Given instruction:
Skip every image and restate the data word for word.

Dataset excerpts:
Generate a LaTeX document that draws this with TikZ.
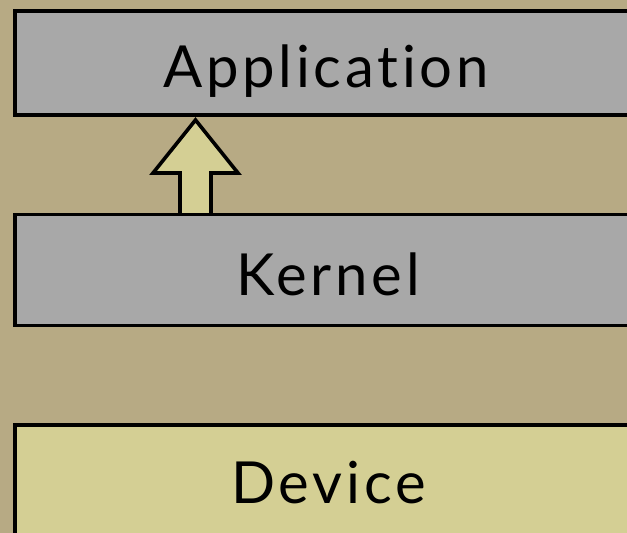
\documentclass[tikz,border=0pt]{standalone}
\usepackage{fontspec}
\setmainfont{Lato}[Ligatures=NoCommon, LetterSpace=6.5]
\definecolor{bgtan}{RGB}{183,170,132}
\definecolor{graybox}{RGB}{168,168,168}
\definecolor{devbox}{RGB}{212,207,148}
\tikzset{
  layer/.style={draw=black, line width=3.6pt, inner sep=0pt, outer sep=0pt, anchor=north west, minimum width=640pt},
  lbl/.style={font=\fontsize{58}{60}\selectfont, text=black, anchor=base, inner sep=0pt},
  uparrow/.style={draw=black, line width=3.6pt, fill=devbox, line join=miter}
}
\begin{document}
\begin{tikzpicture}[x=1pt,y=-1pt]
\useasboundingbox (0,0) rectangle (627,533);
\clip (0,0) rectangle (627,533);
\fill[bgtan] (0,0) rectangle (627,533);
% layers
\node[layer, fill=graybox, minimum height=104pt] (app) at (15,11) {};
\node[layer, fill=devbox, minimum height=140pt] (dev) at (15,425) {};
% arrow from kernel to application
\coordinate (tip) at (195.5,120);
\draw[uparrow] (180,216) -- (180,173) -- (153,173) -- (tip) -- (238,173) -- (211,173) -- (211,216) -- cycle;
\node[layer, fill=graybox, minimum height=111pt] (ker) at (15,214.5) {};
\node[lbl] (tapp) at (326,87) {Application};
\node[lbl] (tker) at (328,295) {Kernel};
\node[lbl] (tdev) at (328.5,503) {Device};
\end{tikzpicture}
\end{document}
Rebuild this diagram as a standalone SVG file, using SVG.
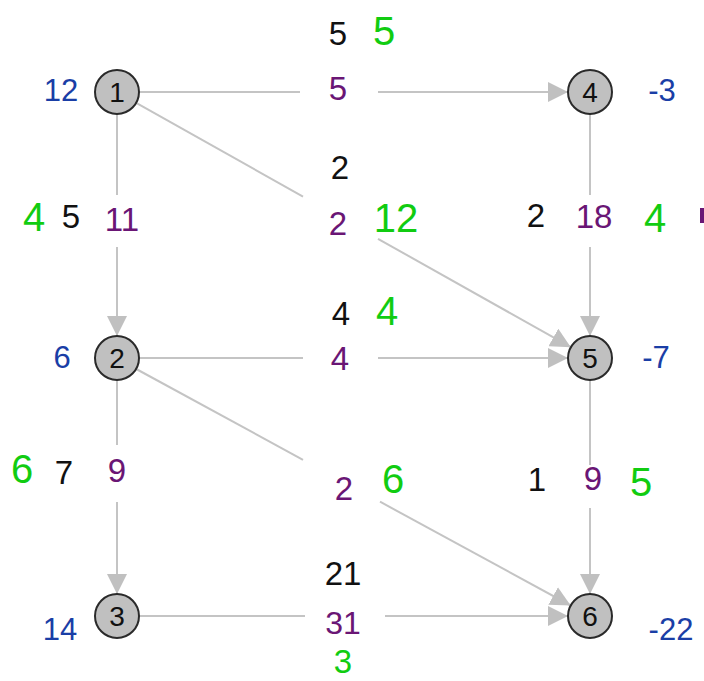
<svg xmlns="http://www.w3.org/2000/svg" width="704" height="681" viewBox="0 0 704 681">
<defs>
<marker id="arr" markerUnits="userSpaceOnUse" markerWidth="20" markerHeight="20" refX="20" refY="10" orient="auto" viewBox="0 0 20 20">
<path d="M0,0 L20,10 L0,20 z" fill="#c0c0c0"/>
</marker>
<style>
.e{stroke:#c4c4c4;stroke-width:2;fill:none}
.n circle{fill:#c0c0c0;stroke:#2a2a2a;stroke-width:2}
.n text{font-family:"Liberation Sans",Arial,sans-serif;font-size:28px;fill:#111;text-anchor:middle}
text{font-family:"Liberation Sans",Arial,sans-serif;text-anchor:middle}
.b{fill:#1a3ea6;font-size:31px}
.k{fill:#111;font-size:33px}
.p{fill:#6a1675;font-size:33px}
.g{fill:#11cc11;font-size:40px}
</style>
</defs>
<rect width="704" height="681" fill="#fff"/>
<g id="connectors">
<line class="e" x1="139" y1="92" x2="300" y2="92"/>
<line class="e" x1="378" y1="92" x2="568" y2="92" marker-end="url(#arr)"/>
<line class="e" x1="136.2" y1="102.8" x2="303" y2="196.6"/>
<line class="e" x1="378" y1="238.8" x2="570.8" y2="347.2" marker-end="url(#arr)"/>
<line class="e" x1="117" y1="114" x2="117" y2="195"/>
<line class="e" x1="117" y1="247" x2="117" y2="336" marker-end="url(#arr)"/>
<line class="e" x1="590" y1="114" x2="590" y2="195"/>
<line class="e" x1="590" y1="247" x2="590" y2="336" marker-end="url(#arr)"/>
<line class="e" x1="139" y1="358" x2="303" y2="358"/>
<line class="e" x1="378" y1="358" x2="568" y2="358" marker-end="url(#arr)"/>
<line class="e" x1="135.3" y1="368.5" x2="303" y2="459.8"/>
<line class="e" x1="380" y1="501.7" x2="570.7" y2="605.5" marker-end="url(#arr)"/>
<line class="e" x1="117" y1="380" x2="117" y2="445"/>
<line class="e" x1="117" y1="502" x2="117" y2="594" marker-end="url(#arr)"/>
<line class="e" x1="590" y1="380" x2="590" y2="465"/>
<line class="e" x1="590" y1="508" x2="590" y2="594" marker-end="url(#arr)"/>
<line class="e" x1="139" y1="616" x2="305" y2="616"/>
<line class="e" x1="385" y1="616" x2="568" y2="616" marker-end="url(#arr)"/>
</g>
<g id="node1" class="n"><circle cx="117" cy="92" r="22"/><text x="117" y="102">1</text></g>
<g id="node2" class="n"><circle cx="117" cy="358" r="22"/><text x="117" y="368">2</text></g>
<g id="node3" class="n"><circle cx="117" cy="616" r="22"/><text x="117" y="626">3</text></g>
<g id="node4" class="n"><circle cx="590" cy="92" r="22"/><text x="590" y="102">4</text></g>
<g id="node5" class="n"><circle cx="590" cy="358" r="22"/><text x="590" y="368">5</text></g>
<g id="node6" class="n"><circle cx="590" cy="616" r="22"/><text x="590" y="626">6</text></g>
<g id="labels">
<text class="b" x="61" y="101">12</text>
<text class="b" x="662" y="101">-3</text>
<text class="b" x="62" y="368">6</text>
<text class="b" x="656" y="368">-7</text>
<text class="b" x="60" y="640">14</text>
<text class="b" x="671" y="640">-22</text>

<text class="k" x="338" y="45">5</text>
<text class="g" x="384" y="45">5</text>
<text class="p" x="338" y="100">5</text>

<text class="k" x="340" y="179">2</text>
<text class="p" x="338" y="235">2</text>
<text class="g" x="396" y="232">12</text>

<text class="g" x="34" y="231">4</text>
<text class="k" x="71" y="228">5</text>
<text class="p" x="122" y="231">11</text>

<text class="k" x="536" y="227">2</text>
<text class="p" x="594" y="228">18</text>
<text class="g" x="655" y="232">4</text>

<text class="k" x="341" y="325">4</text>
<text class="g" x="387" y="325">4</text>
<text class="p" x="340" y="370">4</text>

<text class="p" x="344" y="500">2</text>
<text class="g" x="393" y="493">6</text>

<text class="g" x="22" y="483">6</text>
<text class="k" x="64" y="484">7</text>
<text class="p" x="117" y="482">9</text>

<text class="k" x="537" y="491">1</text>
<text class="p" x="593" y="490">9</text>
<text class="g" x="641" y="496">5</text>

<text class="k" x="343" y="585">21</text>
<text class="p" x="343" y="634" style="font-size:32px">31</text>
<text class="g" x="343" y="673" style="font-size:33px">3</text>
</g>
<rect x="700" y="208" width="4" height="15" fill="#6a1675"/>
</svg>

Exercise answer:
Generate a LaTeX document that draws this with TikZ.
\documentclass[tikz,border=0pt]{standalone}
\usepackage{fontspec}
\setmainfont{Lato}[Ligatures=NoCommon, LetterSpace=6.5]
\definecolor{bgtan}{RGB}{183,170,132}
\definecolor{graybox}{RGB}{168,168,168}
\definecolor{devbox}{RGB}{212,207,148}
\tikzset{
  layer/.style={draw=black, line width=3.6pt, inner sep=0pt, outer sep=0pt, anchor=north west, minimum width=640pt},
  lbl/.style={font=\fontsize{58}{60}\selectfont, text=black, anchor=base, inner sep=0pt},
  uparrow/.style={draw=black, line width=3.6pt, fill=devbox, line join=miter}
}
\begin{document}
\begin{tikzpicture}[x=1pt,y=-1pt]
\useasboundingbox (0,0) rectangle (627,533);
\clip (0,0) rectangle (627,533);
\fill[bgtan] (0,0) rectangle (627,533);
% layers
\node[layer, fill=graybox, minimum height=104pt] (app) at (15,11) {};
\node[layer, fill=devbox, minimum height=140pt] (dev) at (15,425) {};
% arrow from kernel to application
\coordinate (tip) at (195.5,120);
\draw[uparrow] (180,216) -- (180,173) -- (153,173) -- (tip) -- (238,173) -- (211,173) -- (211,216) -- cycle;
\node[layer, fill=graybox, minimum height=111pt] (ker) at (15,214.5) {};
\node[lbl] (tapp) at (326,87) {Application};
\node[lbl] (tker) at (328,295) {Kernel};
\node[lbl] (tdev) at (328.5,503) {Device};
\end{tikzpicture}
\end{document}
Rebuild this diagram as a standalone SVG file, using SVG.
<svg xmlns="http://www.w3.org/2000/svg" width="704" height="681" viewBox="0 0 704 681">
<defs>
<marker id="arr" markerUnits="userSpaceOnUse" markerWidth="20" markerHeight="20" refX="20" refY="10" orient="auto" viewBox="0 0 20 20">
<path d="M0,0 L20,10 L0,20 z" fill="#c0c0c0"/>
</marker>
<style>
.e{stroke:#c4c4c4;stroke-width:2;fill:none}
.n circle{fill:#c0c0c0;stroke:#2a2a2a;stroke-width:2}
.n text{font-family:"Liberation Sans",Arial,sans-serif;font-size:28px;fill:#111;text-anchor:middle}
text{font-family:"Liberation Sans",Arial,sans-serif;text-anchor:middle}
.b{fill:#1a3ea6;font-size:31px}
.k{fill:#111;font-size:33px}
.p{fill:#6a1675;font-size:33px}
.g{fill:#11cc11;font-size:40px}
</style>
</defs>
<rect width="704" height="681" fill="#fff"/>
<g id="connectors">
<line class="e" x1="139" y1="92" x2="300" y2="92"/>
<line class="e" x1="378" y1="92" x2="568" y2="92" marker-end="url(#arr)"/>
<line class="e" x1="136.2" y1="102.8" x2="303" y2="196.6"/>
<line class="e" x1="378" y1="238.8" x2="570.8" y2="347.2" marker-end="url(#arr)"/>
<line class="e" x1="117" y1="114" x2="117" y2="195"/>
<line class="e" x1="117" y1="247" x2="117" y2="336" marker-end="url(#arr)"/>
<line class="e" x1="590" y1="114" x2="590" y2="195"/>
<line class="e" x1="590" y1="247" x2="590" y2="336" marker-end="url(#arr)"/>
<line class="e" x1="139" y1="358" x2="303" y2="358"/>
<line class="e" x1="378" y1="358" x2="568" y2="358" marker-end="url(#arr)"/>
<line class="e" x1="135.3" y1="368.5" x2="303" y2="459.8"/>
<line class="e" x1="380" y1="501.7" x2="570.7" y2="605.5" marker-end="url(#arr)"/>
<line class="e" x1="117" y1="380" x2="117" y2="445"/>
<line class="e" x1="117" y1="502" x2="117" y2="594" marker-end="url(#arr)"/>
<line class="e" x1="590" y1="380" x2="590" y2="465"/>
<line class="e" x1="590" y1="508" x2="590" y2="594" marker-end="url(#arr)"/>
<line class="e" x1="139" y1="616" x2="305" y2="616"/>
<line class="e" x1="385" y1="616" x2="568" y2="616" marker-end="url(#arr)"/>
</g>
<g id="node1" class="n"><circle cx="117" cy="92" r="22"/><text x="117" y="102">1</text></g>
<g id="node2" class="n"><circle cx="117" cy="358" r="22"/><text x="117" y="368">2</text></g>
<g id="node3" class="n"><circle cx="117" cy="616" r="22"/><text x="117" y="626">3</text></g>
<g id="node4" class="n"><circle cx="590" cy="92" r="22"/><text x="590" y="102">4</text></g>
<g id="node5" class="n"><circle cx="590" cy="358" r="22"/><text x="590" y="368">5</text></g>
<g id="node6" class="n"><circle cx="590" cy="616" r="22"/><text x="590" y="626">6</text></g>
<g id="labels">
<text class="b" x="61" y="101">12</text>
<text class="b" x="662" y="101">-3</text>
<text class="b" x="62" y="368">6</text>
<text class="b" x="656" y="368">-7</text>
<text class="b" x="60" y="640">14</text>
<text class="b" x="671" y="640">-22</text>

<text class="k" x="338" y="45">5</text>
<text class="g" x="384" y="45">5</text>
<text class="p" x="338" y="100">5</text>

<text class="k" x="340" y="179">2</text>
<text class="p" x="338" y="235">2</text>
<text class="g" x="396" y="232">12</text>

<text class="g" x="34" y="231">4</text>
<text class="k" x="71" y="228">5</text>
<text class="p" x="122" y="231">11</text>

<text class="k" x="536" y="227">2</text>
<text class="p" x="594" y="228">18</text>
<text class="g" x="655" y="232">4</text>

<text class="k" x="341" y="325">4</text>
<text class="g" x="387" y="325">4</text>
<text class="p" x="340" y="370">4</text>

<text class="p" x="344" y="500">2</text>
<text class="g" x="393" y="493">6</text>

<text class="g" x="22" y="483">6</text>
<text class="k" x="64" y="484">7</text>
<text class="p" x="117" y="482">9</text>

<text class="k" x="537" y="491">1</text>
<text class="p" x="593" y="490">9</text>
<text class="g" x="641" y="496">5</text>

<text class="k" x="343" y="585">21</text>
<text class="p" x="343" y="634" style="font-size:32px">31</text>
<text class="g" x="343" y="673" style="font-size:33px">3</text>
</g>
<rect x="700" y="208" width="4" height="15" fill="#6a1675"/>
</svg>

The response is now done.